== DATA SHOWN ==
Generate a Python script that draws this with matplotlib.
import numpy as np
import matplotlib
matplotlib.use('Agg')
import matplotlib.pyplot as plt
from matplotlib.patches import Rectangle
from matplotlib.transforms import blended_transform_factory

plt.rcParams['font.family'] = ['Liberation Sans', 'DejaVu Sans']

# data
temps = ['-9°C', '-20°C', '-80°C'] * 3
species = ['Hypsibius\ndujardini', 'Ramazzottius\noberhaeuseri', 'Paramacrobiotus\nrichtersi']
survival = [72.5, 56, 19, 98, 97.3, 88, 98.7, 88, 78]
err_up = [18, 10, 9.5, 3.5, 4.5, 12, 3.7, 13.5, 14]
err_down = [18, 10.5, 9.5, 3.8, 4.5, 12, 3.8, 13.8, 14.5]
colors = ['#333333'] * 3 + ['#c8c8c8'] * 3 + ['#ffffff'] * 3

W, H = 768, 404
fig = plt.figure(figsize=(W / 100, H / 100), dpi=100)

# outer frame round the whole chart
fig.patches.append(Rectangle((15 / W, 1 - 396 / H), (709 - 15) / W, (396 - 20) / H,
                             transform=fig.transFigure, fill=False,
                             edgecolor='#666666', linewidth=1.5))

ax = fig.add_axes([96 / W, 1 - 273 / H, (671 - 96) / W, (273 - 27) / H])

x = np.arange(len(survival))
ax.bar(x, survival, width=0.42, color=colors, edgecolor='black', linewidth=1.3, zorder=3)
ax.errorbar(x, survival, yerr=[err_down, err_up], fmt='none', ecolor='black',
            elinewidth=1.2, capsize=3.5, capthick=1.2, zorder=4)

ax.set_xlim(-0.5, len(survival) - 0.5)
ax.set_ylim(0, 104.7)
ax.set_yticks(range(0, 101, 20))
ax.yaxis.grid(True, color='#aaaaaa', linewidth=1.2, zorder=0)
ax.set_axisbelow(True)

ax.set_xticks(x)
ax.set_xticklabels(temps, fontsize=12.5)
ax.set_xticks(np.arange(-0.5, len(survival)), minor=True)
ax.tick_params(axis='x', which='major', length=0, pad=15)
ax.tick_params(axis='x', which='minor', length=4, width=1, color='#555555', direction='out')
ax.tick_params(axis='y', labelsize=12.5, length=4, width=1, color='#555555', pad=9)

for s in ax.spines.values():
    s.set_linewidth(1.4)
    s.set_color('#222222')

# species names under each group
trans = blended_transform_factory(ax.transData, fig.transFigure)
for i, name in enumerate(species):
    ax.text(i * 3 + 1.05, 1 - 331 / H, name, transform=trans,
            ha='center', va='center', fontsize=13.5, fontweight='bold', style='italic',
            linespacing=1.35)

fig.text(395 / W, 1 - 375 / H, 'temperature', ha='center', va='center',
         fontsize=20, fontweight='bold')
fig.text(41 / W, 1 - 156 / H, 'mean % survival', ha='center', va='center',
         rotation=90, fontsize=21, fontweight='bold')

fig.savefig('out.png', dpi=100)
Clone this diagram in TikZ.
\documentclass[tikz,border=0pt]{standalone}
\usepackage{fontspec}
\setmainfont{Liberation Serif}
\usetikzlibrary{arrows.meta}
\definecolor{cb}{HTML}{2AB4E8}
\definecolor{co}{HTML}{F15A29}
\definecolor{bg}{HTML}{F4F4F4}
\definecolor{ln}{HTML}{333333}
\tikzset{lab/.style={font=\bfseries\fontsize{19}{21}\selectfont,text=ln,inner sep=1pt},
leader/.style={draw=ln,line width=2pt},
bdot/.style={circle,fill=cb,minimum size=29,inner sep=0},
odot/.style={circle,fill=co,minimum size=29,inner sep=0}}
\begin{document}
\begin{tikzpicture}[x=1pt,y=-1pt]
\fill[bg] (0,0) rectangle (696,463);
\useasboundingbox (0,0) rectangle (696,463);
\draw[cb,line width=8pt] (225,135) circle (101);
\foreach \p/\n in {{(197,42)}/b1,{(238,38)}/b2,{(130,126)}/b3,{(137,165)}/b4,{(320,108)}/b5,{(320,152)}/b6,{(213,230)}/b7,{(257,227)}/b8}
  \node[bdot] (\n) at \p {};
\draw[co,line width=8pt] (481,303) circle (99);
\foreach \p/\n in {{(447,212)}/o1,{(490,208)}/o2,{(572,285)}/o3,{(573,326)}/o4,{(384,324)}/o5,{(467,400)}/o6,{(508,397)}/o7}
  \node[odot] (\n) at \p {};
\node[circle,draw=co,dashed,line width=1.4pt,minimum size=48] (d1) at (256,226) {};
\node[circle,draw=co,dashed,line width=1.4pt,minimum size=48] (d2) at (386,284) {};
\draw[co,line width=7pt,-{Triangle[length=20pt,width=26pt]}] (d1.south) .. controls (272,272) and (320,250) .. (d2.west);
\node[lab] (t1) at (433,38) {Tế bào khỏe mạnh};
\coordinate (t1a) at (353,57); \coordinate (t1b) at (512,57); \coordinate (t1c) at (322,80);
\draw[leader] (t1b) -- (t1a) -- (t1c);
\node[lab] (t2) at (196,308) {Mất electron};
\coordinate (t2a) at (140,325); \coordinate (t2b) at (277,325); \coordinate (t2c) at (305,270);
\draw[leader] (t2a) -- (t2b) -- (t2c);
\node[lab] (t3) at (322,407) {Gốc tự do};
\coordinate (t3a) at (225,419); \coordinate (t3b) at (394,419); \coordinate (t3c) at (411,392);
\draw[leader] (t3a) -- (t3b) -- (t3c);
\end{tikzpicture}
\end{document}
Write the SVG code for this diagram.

== EXERCISE DIRECTIONS ==
Everything from the first line of the material through the line containing "plt.rcParams['font.family'] = ['Liberation" is to be printed exactly; lines after that are to be left out.

== OUTPUT ==
Generate a Python script that draws this with matplotlib.
import numpy as np
import matplotlib
matplotlib.use('Agg')
import matplotlib.pyplot as plt
from matplotlib.patches import Rectangle
from matplotlib.transforms import blended_transform_factory

plt.rcParams['font.family'] = ['Liberation Sans', 'DejaVu Sans']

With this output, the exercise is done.